How do formatting elements like tables, lists, and callouts affect AI extraction probability?

Different elements have different extraction characteristics.

Tables:

Google AI Overviews can extract and display table data.

Comparison tables particularly effective.

Simple structure (clear headers, consistent columns) extracts best.

Complex merged-cell tables extract poorly.

Use tables for: comparisons, specifications, pricing, features.

Bullet lists:

Extract well when each item is self-contained.

Numbered lists preferred for sequential information.

Ideal length: 5-7 items.

Each bullet should be complete thought, not fragment.

Use lists for: steps, features, factors, options.

Callout boxes:

Visual distinction helps human readers.

HTML structure can signal importance to AI.

Use semantic HTML (blockquote, aside) rather than pure CSS styling.

Contains key quotes, statistics, definitions.

Code blocks:

Technical content benefits from proper code formatting.

AI can extract and cite code examples.

Ensure code is syntactically correct and runnable.

Add comments explaining key lines.

What doesn’t extract well:

Infographics (AI can’t read image text reliably).

Complex nested structures.

Content requiring context from surrounding paragraphs.

Heavily formatted “magazine style” layouts.


What structured data markup specifically improves AI citation probability?

Schema that helps traditional search also helps AI extraction, with certain types providing stronger signals than others.

FAQ Schema aligns most directly with AI extraction because each FAQ item represents a discrete question-answer pair. Google explicitly uses FAQ schema for AI Overviews, making it the highest-priority implementation for pages with naturally Q&A-structured content.

HowTo Schema benefits step-by-step content significantly. Each step gets extracted as a discrete instruction, and additional elements like time estimates, required tools, and supplies become parseable data points. This schema works well for tutorials, recipes, and process guides.

Article Schema provides basic but important signals: author, publication date, and publisher information.
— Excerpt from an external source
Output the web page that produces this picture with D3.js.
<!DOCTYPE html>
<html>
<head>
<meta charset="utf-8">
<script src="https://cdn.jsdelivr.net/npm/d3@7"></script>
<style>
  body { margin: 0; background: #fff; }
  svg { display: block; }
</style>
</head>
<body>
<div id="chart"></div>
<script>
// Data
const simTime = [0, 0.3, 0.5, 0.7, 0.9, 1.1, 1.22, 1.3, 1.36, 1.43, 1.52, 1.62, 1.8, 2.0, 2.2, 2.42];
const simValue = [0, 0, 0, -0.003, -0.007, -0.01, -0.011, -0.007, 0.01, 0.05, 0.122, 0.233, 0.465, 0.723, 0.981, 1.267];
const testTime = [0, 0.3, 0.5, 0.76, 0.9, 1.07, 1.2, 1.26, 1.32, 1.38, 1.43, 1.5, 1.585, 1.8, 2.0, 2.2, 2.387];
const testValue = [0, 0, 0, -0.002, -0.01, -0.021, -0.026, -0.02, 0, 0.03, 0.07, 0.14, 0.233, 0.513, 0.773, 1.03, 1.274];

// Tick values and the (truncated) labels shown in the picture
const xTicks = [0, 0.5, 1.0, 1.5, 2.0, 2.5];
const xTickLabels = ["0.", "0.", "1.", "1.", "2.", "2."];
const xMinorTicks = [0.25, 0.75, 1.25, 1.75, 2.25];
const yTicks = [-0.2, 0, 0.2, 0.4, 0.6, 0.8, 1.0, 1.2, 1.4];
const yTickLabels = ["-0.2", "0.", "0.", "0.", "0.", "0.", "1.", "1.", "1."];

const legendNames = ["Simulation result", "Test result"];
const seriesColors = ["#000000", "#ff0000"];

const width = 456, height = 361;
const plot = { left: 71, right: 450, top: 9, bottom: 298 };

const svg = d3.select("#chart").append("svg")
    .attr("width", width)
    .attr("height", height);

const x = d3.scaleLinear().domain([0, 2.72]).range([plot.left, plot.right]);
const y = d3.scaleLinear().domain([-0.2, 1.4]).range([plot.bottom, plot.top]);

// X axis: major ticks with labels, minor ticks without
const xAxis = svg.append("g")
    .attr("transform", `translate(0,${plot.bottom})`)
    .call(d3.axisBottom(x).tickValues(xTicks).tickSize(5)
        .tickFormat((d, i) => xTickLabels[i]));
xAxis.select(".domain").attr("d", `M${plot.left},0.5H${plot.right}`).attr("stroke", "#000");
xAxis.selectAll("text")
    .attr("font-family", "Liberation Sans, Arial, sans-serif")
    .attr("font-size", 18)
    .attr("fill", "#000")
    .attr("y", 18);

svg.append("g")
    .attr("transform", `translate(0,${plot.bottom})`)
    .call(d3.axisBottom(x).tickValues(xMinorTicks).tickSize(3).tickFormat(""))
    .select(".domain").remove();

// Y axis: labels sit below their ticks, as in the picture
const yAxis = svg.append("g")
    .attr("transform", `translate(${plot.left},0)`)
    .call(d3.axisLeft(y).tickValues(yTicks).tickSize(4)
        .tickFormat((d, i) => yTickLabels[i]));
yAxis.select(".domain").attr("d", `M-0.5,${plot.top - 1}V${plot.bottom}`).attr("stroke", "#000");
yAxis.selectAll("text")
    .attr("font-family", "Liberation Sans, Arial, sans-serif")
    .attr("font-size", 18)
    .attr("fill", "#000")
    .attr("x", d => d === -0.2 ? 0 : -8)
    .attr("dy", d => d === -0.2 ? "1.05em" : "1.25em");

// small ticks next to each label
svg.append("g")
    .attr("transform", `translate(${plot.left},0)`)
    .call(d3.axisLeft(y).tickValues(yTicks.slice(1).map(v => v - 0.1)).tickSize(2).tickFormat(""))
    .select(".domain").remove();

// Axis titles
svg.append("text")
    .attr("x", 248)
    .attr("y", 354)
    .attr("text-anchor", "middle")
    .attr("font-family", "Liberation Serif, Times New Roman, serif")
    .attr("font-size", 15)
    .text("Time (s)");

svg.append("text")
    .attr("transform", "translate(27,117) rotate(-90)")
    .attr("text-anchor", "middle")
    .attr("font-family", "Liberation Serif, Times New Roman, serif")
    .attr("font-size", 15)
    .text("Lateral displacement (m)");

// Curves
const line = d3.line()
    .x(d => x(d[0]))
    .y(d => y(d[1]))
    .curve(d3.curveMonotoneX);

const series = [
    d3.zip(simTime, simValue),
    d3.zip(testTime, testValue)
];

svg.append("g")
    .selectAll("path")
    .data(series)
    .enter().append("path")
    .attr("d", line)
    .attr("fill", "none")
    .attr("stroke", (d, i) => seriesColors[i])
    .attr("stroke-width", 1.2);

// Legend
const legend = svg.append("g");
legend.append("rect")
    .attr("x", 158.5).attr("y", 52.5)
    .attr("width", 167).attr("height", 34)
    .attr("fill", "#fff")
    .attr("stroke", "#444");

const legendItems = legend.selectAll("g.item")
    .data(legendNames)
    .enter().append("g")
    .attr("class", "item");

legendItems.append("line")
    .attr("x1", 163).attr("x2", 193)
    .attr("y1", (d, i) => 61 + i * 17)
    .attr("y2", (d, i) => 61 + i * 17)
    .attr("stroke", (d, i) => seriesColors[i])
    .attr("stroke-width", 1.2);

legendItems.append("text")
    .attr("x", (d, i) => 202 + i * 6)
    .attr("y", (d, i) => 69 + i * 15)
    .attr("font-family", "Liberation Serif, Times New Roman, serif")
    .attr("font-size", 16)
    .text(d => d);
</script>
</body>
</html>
This establishes content freshness and source authority for AI systems evaluating trustworthiness. The DateModified field is particularly critical because it signals current accuracy, and author information supports E-E-A-T assessment.

Speakable Schema was designed for voice assistants but applies to AI extraction as well. It marks sections optimized for text-to-speech, which implicitly signals “this is the key answer” to extraction systems. Google considers speakable markup when selecting content for AI features.

Avoid schema implementations that don’t match visible content, as this reads as a spam signal. Excessive markup clutters parsing rather than helping it. Deprecated schema types may not be processed correctly. And structured data without corresponding visible content violates Google’s guidelines.

The implementation priority follows content type: FAQ schema if content includes Q&A sections, HowTo schema if content is instructional, Article schema on everything as baseline, and Speakable markup on key answer sections. Test with Google’s Rich Results Test before deploying to verify correct implementation.